_Instructions to follow_
Every line holding the word "this" counts once. Give the total, nothing more.

_Listing_
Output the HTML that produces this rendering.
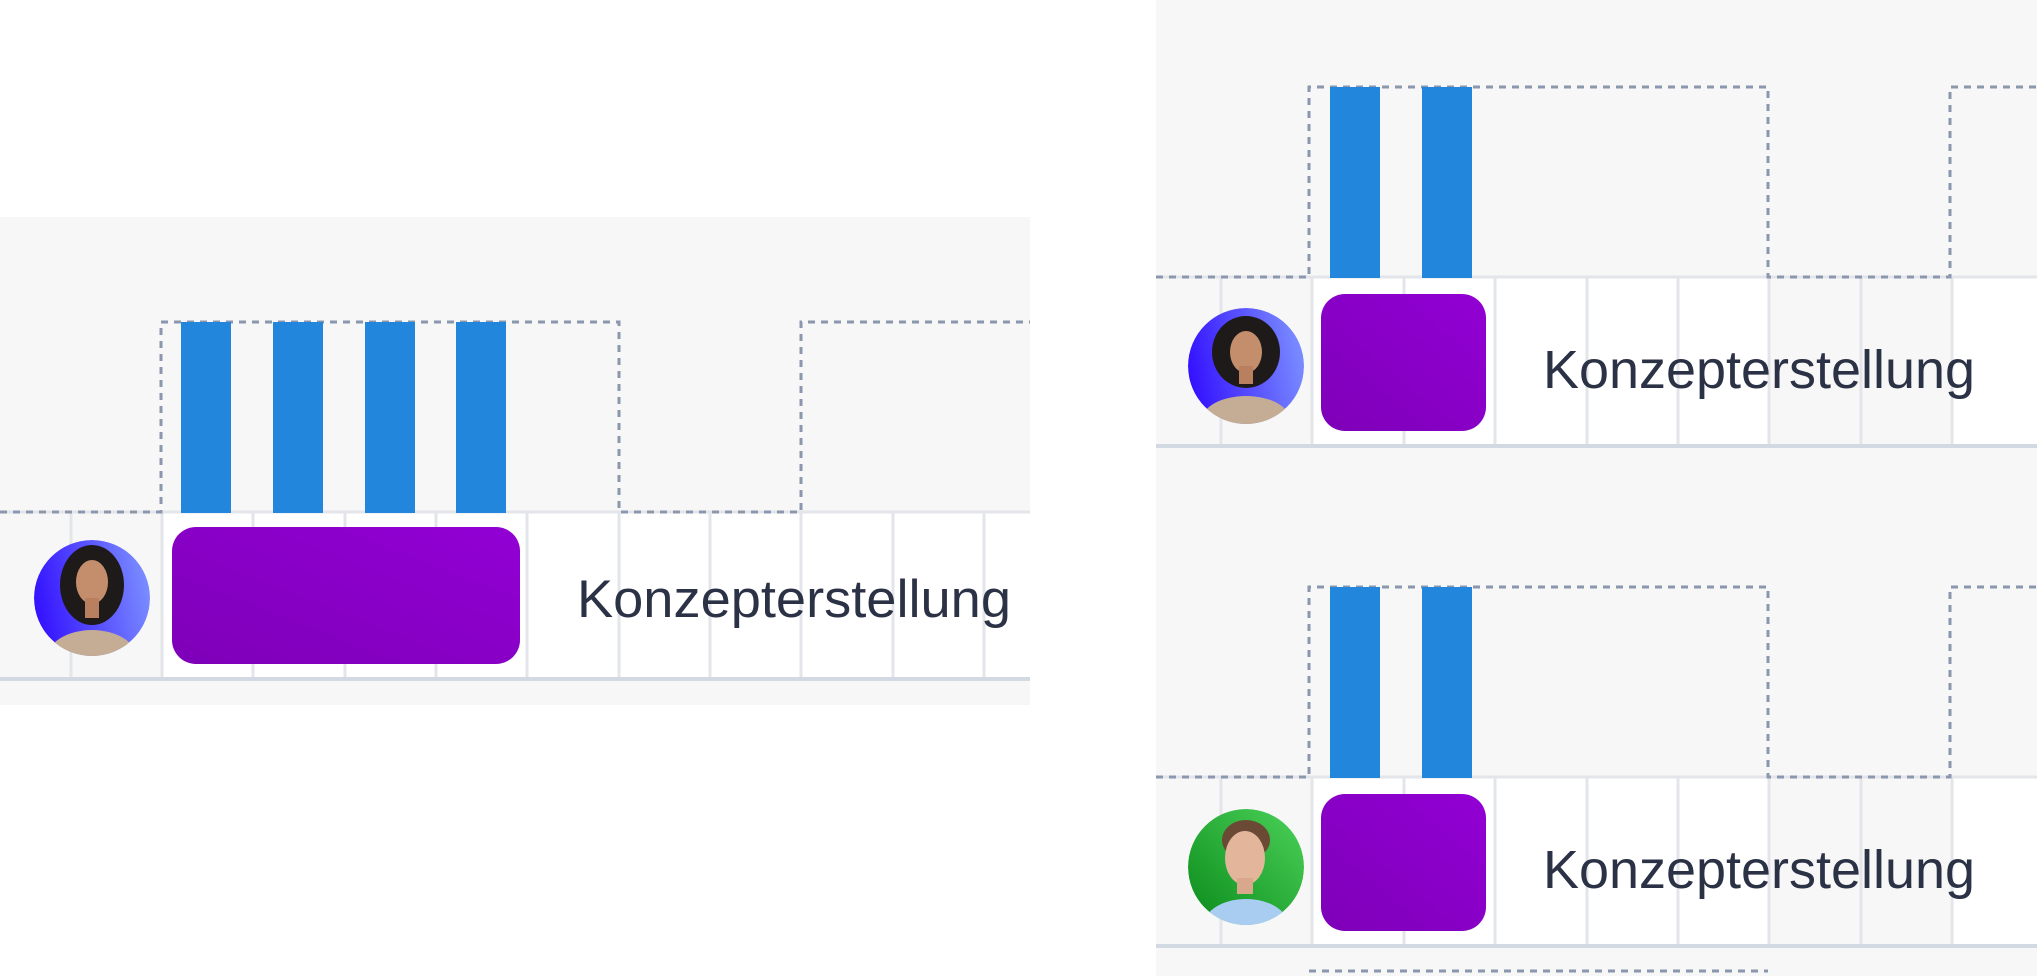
<!DOCTYPE html>
<html><head><meta charset="utf-8"><style>
html,body{margin:0;padding:0;background:#fff;width:2037px;height:976px;overflow:hidden}
svg{display:block}
text{font-family:"Liberation Sans","DejaVu Sans",sans-serif;fill:#2b3245}
</style></head><body>
<svg width="2037" height="976" viewBox="0 0 2037 976" xmlns="http://www.w3.org/2000/svg">
<defs>
<linearGradient id="pg" x1="0" y1="1" x2="1" y2="0"><stop offset="0" stop-color="#7e00b8"/><stop offset="1" stop-color="#9200d4"/></linearGradient>
<linearGradient id="bw" x1="0" y1="0.5" x2="1" y2="0.3"><stop offset="0" stop-color="#3412ff"/><stop offset="1" stop-color="#7c90ff"/></linearGradient>
<linearGradient id="gm" x1="0" y1="1" x2="1" y2="0"><stop offset="0" stop-color="#0a8a1a"/><stop offset="1" stop-color="#4cd25a"/></linearGradient>
<clipPath id="c1"><circle cx="92" cy="598" r="58"/></clipPath>
<clipPath id="c2"><circle cx="1246" cy="366" r="58"/></clipPath>
<clipPath id="c3"><circle cx="1246" cy="867" r="58"/></clipPath>
</defs>

<!-- LEFT PANEL -->
<rect x="0" y="217" width="1030" height="488" fill="#f7f7f7"/>
<rect x="162" y="512" width="868" height="166" fill="#fff"/>
<g stroke="#e3e5ea" stroke-width="3">
<line x1="71" y1="512" x2="71" y2="678"/><line x1="162" y1="512" x2="162" y2="678"/>
<line x1="253" y1="512" x2="253" y2="678"/><line x1="345" y1="512" x2="345" y2="678"/>
<line x1="436" y1="512" x2="436" y2="678"/><line x1="527" y1="512" x2="527" y2="678"/>
<line x1="619" y1="512" x2="619" y2="678"/><line x1="710" y1="512" x2="710" y2="678"/>
<line x1="801" y1="512" x2="801" y2="678"/><line x1="893" y1="512" x2="893" y2="678"/>
<line x1="984" y1="512" x2="984" y2="678"/>
<line x1="0" y1="512" x2="1030" y2="512"/>
</g>
<line x1="0" y1="679" x2="1030" y2="679" stroke="#d3d9e3" stroke-width="4"/>
<polyline points="0,512 161,512 161,322 619,322 619,512 801,512 801,322 1030,322" fill="none" stroke="#8a97ad" stroke-width="3" stroke-dasharray="7,6"/>
<g fill="#2386dd">
<rect x="181" y="322" width="50" height="191"/><rect x="273" y="322" width="50" height="191"/>
<rect x="365" y="322" width="50" height="191"/><rect x="456" y="322" width="50" height="191"/>
</g>
<rect x="172" y="527" width="348" height="137" rx="24" fill="url(#pg)"/>
<g clip-path="url(#c1)">
<circle cx="92" cy="598" r="58" fill="url(#bw)"/>
<ellipse cx="92" cy="585" rx="32" ry="40" fill="#1e1a1a"/>
<ellipse cx="92" cy="582" rx="16" ry="22" fill="#c48e6c"/>
<rect x="85" y="598" width="14" height="20" fill="#b8805e"/>
<ellipse cx="92" cy="660" rx="46" ry="30" fill="#c4ad94"/>
</g>
<text x="577" y="617" font-size="53" textLength="434" lengthAdjust="spacingAndGlyphs">Konzepterstellung</text>

<!-- RIGHT PANEL -->
<rect x="1156" y="0" width="881" height="976" fill="#f7f7f7"/>
<g id="row1">
<rect x="1312" y="277" width="456" height="169" fill="#fff"/>
<rect x="1950" y="277" width="87" height="169" fill="#fff"/>
<g stroke="#e3e5ea" stroke-width="3">
<line x1="1221" y1="277" x2="1221" y2="446"/><line x1="1312" y1="277" x2="1312" y2="446"/>
<line x1="1404" y1="277" x2="1404" y2="446"/><line x1="1495" y1="277" x2="1495" y2="446"/>
<line x1="1587" y1="277" x2="1587" y2="446"/><line x1="1678" y1="277" x2="1678" y2="446"/>
<line x1="1769" y1="277" x2="1769" y2="446"/><line x1="1861" y1="277" x2="1861" y2="446"/>
<line x1="1952" y1="277" x2="1952" y2="446"/>
<line x1="1156" y1="277" x2="2037" y2="277"/>
</g>
<line x1="1156" y1="446" x2="2037" y2="446" stroke="#d3d9e3" stroke-width="4"/>
<polyline points="1156,277 1309,277 1309,87 1768,87 1768,277 1950,277 1950,87 2037,87" fill="none" stroke="#8a97ad" stroke-width="3" stroke-dasharray="7,6"/>
<rect x="1330" y="87" width="50" height="191" fill="#2386dd"/>
<rect x="1422" y="87" width="50" height="191" fill="#2386dd"/>
<rect x="1321" y="294" width="165" height="137" rx="24" fill="url(#pg)"/>
<text x="1543" y="388" font-size="54" textLength="432" lengthAdjust="spacingAndGlyphs">Konzepterstellung</text>
</g>
<use href="#row1" transform="translate(0,500)"/>
<g clip-path="url(#c2)">
<circle cx="1246" cy="366" r="58" fill="url(#bw)"/>
<ellipse cx="1246" cy="352" rx="34" ry="36" fill="#1e1a1a"/>
<ellipse cx="1246" cy="352" rx="16" ry="21" fill="#c48e6c"/>
<rect x="1239" y="366" width="14" height="18" fill="#b8805e"/>
<ellipse cx="1246" cy="420" rx="44" ry="24" fill="#c4ad94"/>
</g>
<g clip-path="url(#c3)">
<circle cx="1246" cy="867" r="58" fill="url(#gm)"/>
<ellipse cx="1246" cy="840" rx="24" ry="20" fill="#6b4a35"/>
<ellipse cx="1245" cy="858" rx="20" ry="27" fill="#e3b59a"/>
<rect x="1237" y="878" width="16" height="16" fill="#d9a88c"/>
<ellipse cx="1246" cy="925" rx="42" ry="26" fill="#a9cdf0"/>
</g>
<line x1="1309" y1="971" x2="1768" y2="971" stroke="#8a97ad" stroke-width="3" stroke-dasharray="7,6"/>
</svg>
</body></html>
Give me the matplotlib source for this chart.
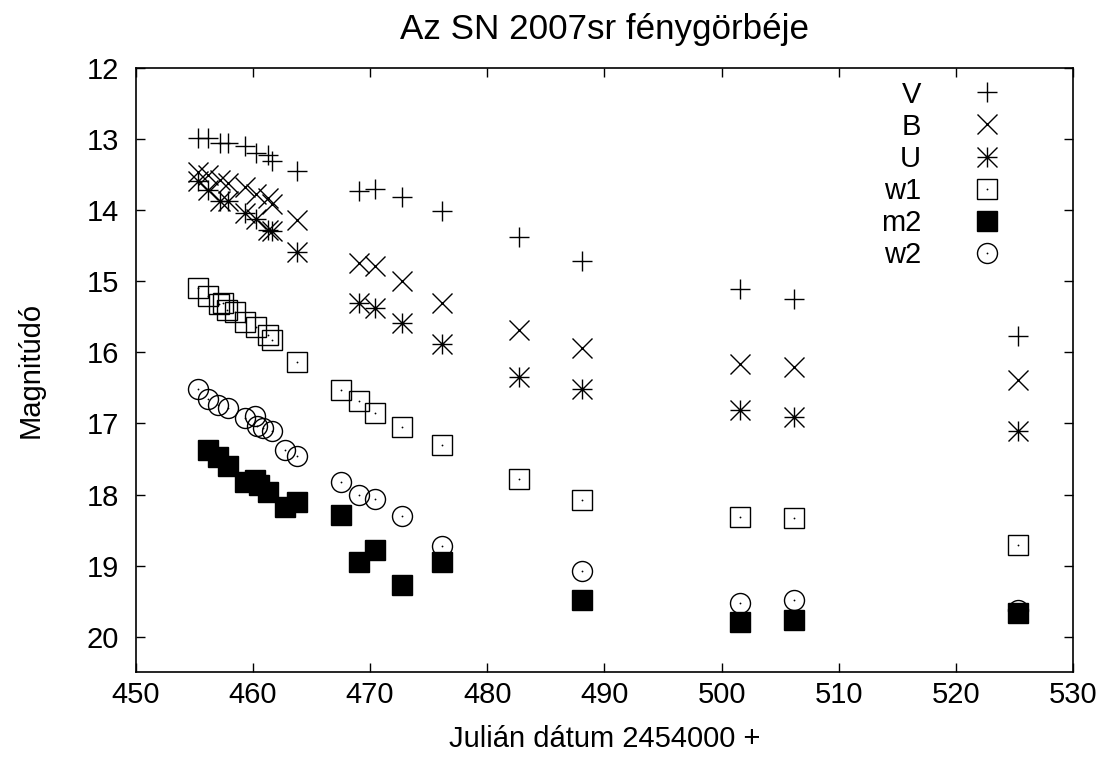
import matplotlib
matplotlib.use("Agg")
import matplotlib.pyplot as plt
from matplotlib.path import Path

# Julian date - 2454000, magnitudes per filter
v_x = [455.34, 456.14, 457.19, 457.84, 459.32, 460.26, 461.25, 461.59, 463.73,
       469.04, 470.46, 472.75, 476.17, 482.68, 488.07, 501.6, 506.2, 525.3]
v_y = [12.98, 12.98, 13.06, 13.06, 13.10, 13.20, 13.22, 13.31, 13.45,
       13.73, 13.70, 13.81, 14.01, 14.38, 14.71, 15.11, 15.25, 15.77]

b_x = v_x
b_y = [13.46, 13.50, 13.57, 13.62, 13.68, 13.78, 13.83, 13.92, 14.14,
       14.75, 14.78, 15.00, 15.31, 15.69, 15.94, 16.16, 16.21, 16.39]

u_x = v_x
u_y = [13.59, 13.72, 13.87, 13.87, 14.04, 14.13, 14.28, 14.30, 14.59,
       15.31, 15.38, 15.59, 15.88, 16.35, 16.51, 16.81, 16.91, 17.11]

w1_x = [455.29, 456.19, 457.13, 457.47, 457.81, 458.47, 459.32, 460.26, 461.25,
        461.59, 463.73, 467.56, 469.04, 470.46, 472.75, 476.17, 482.68, 488.07,
        501.6, 506.2, 525.3]
w1_y = [15.09, 15.21, 15.32, 15.31, 15.41, 15.44, 15.57, 15.65, 15.75,
        15.83, 16.13, 16.53, 16.69, 16.85, 17.05, 17.31, 17.78, 18.08,
        18.31, 18.33, 18.71]

m2_x = [456.19, 457.04, 457.84, 459.32, 460.17, 460.5, 461.3, 462.73, 463.73,
        467.56, 469.04, 470.46, 472.75, 476.17, 488.07, 501.6, 506.2, 525.3]
m2_y = [17.37, 17.47, 17.60, 17.82, 17.80, 17.87, 17.96, 18.17, 18.10,
        18.29, 18.95, 18.78, 19.27, 18.95, 19.48, 19.80, 19.77, 19.66]

w2_x = [455.29, 456.14, 457.04, 457.84, 459.32, 460.2, 460.35, 460.9, 461.59,
        462.73, 463.8, 467.56, 469.04, 470.46, 472.75, 476.17, 488.07, 501.6,
        506.2, 525.3]
w2_y = [16.52, 16.65, 16.74, 16.78, 16.92, 16.90, 17.03, 17.06, 17.11,
        17.37, 17.46, 17.83, 18.00, 18.06, 18.30, 18.72, 19.07, 19.53,
        19.48, 19.63]

labels = ["V", "B", "U", "w1", "m2", "w2"]

plt.rcParams["font.family"] = ["Liberation Sans", "DejaVu Sans"]
plt.rcParams["font.size"] = 21

# gnuplot style asterisk: + and x on top of each other
asterisk = Path([(-1, 0), (1, 0), (0, -1), (0, 1), (-1, -1), (1, 1), (-1, 1), (1, -1)],
                [Path.MOVETO, Path.LINETO] * 4)

fig = plt.figure(figsize=(11.16, 7.69), dpi=100)
ax = fig.add_axes([0.1216, 0.1258, 0.8399, 0.7859])

ms = 14.4
mew = 1.0
common = dict(linestyle="none", color="black", markersize=ms, markeredgewidth=mew)
dot = dict(linestyle="none", color="black", marker="o", markersize=1.3, markeredgewidth=0)

hv, = ax.plot(v_x, v_y, marker="+", **common)
hb, = ax.plot(b_x, b_y, marker="x", **common)
hu, = ax.plot(u_x, u_y, marker=asterisk, **common)
hw1, = ax.plot(w1_x, w1_y, marker="s", markerfacecolor="none", **common)
dw1, = ax.plot(w1_x, w1_y, **dot)
hm2, = ax.plot(m2_x, m2_y, marker="s", markerfacecolor="black", **common)
hw2, = ax.plot(w2_x, w2_y, marker="o", markerfacecolor="none", **common)
dw2, = ax.plot(w2_x, w2_y, **dot)

ax.set_xlim(450, 530)
ax.set_ylim(20.5, 12)
ax.set_xticks(range(450, 531, 10))
ax.set_yticks(range(12, 21))
ax.tick_params(direction="in", length=6.5, width=1.0, top=True, right=True)
ax.tick_params(axis="x", pad=6)
ax.tick_params(axis="y", pad=12)
for sp in ax.spines.values():
    sp.set_linewidth(1.2)

ax.set_title("Az SN 2007sr fénygörbéje", pad=21)
ax.set_xlabel("Julián dátum 2454000 +", labelpad=12)
ax.set_ylabel("Magnitúdó", labelpad=30)

leg = ax.legend([hv, hb, hu, (hw1, dw1), hm2, (hw2, dw2)], labels,
                loc="upper right", bbox_to_anchor=(0.921, 0.979),
                frameon=False, markerfirst=False, numpoints=1,
                handlelength=0.8, handletextpad=1.87, labelspacing=0.14,
                borderpad=0, borderaxespad=0)
# right-justify key text like gnuplot
for col in leg._legend_handle_box.get_children():
    col.align = "right"

fig.savefig("out.png", dpi=100)
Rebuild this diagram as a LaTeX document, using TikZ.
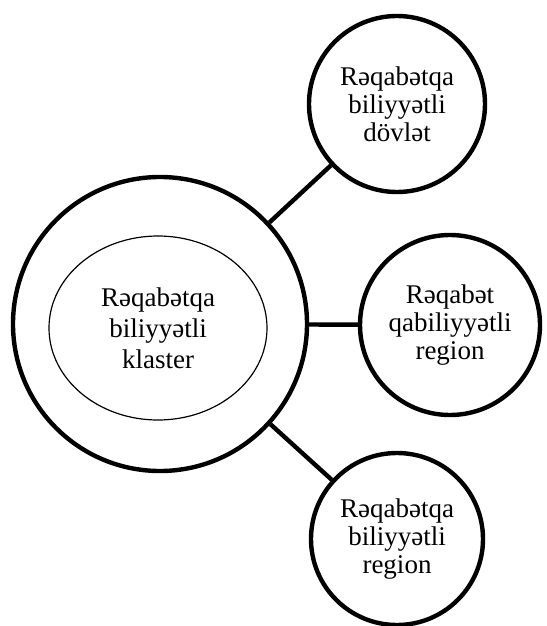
\documentclass[tikz,border=0pt]{standalone}
\usepackage{fontspec}
\setmainfont{Liberation Serif}
\usetikzlibrary{shapes.geometric}
\begin{document}
\begin{tikzpicture} [x=0.5pt,y=-0.5pt,
    ring/.style={circle,draw,line width=2.2pt,inner sep=0pt},
    topic/.style={circle,draw,line width=2.2pt,inner sep=0pt,align=center,
                  font=\fontsize{13.5}{14}\selectfont},
    link/.style={line width=2.2pt}]
    \useasboundingbox (0,0) rectangle (546,626);
    \path node (outer) at (160,324) [ring,minimum size=147pt] {}
          node (klaster) at (158,328) [ellipse,draw,line width=0.6pt,minimum width=109pt,
                minimum height=92pt,align=center,font=\fontsize{13.5}{15.5}\selectfont]
                {Rəqabətqa\\biliyyətli\\klaster}
          node (dovlet) at (397,104) [topic,minimum size=88pt] {Rəqabətqa\\biliyyətli\\dövlət}
          node (qregion) at (450,325) [topic,minimum size=90pt] {Rəqabət\\qabiliyyətli\\region}
          node (region) at (397,539) [topic,minimum size=86pt] {Rəqabətqa\\biliyyətli\\region};
    \draw [link] (outer) -- (dovlet);
    \draw [link] (outer) -- (qregion);
    \draw [link] (outer) -- (region);
\end{tikzpicture}
\end{document}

_Full answer_
3